We got into church and I ushered Aiden into the special needs room where i found myself apologizing to the teacher if i had seemed cold or distant at the walk the day before and couldn’t find a moment to introduce her to the lady who had put the walk on but she was understanding. I’m sure she understood that three children and one adult places limitations on adult conversation.
I got Caleb into class and had to coax Sabrina into her class (just like every Sunday) and then i walked alone into the worship area. I noted that the congregation looked a bit light this morning and slipped into the empty row where i sit every week. I opened my bulletin and began skimming the notes to see what the sermon would be this week and couldn’t help but think “wow, I’m glad i came this week.” It was a sermon on feeling tired and about where to turn in the course of trials. The music began to play and unlike most weeks this week i just couldnt bring myself to sing a word. So i stood there feeling completely drained. I wondered if anyone even saw me anymore. I wondered if i was just another person lost in the congregation. As the congregation began to sing of hope and the greatness of God i just stood there. hands grasping onto the chair in front of me looking at the blankness of one broken screen that once held all the words to the songs and thought “how appropriate” I feel just about as empty as that screen. I used to have hope. I used to have faith but lately not so much.
After a moment of singing I saw the pastor slip out as if he had forgotten something. He walked past and I couldn’t help but watch and wonder as this is out of character for him. After just a moment he re-entered and instead of just walking past as I had expected he stopped, changed direction and came to me and gave me a hug. It was as if God had told him… Someone here needs you. And for the first time in a while I felt seen. I didn’t feel lost in the crowd.
As the songs came to a close I sat there encouraged but still exhausted. I listened but my focus was in and out as my thoughts took over. I thought about the day ahead and how i would make it through eight hours of work being as tired as i am already. I was thinking about ABA the next day and kept wondering when i would find rest. and then as pastor was playing a music video on the main screen I began to focus, i began to connect to the stories of others struggles and just as I started to relax my friend walked in and sat down next to me and said, “Sabrina threw up”. I thought “how appropriate for today”. I got up and gathered my things headed out the door to find Sabrina sitting there covered in the one thing my stomach cant handle. I ushered her to the car and ran back into to gather my other two ducklings and we headed home. I got her bathed and informed David that we would not be in attendance at Buffalo wild wings today but that he should still take the boys because we all know that Aiden looks forward to this buffalo wild wings visit every Sunday. “Just bring us something back” I said.

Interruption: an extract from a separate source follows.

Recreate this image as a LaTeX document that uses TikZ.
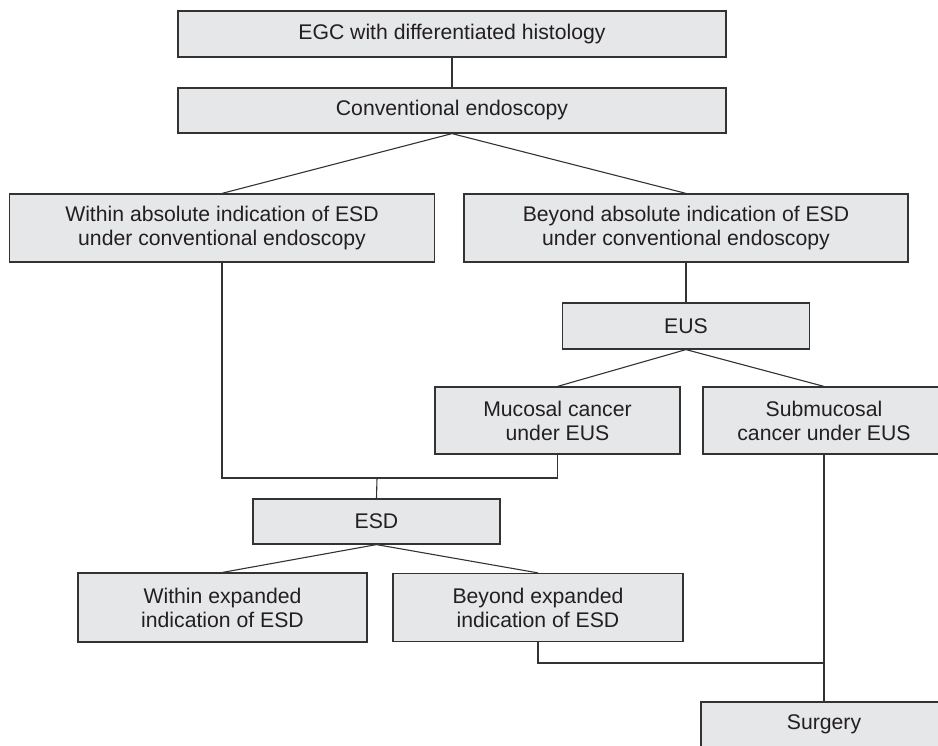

As he walked out the door and the house fell silent I vacuumed the living room and opened the laptop. And that brings us to this very moment. As i prepare to leave my house and head to work still heavy, still highly burdened I cant help but still feel encouraged because of one simple hug. I cant help but know that God was there this morning even when I couldn’t sing a word. And sometimes just a little bit of faith is all you need to help you carry on when everything seems so heavy and you just can’t seem to find the strength within yourself. Maybe I have lost faith in the treatments, Maybe i have lost faith in my abilities to care for him, maybe i feel defeated, broken and worn down but that doesn’t mean I have to give up. I need to stop looking at Autism as a battle and look at it as a lesson. Like pastor said this morning, sometimes God puts things in your life to keep you dependent on him. Its how he refines us. Its how he keeps us. Its how he loves us. and if that’s the case instead of saying “God sure thinks I’m strong because of all he has given me in my life” I should be saying “God loves me enough to give me these things to keep and protect me”.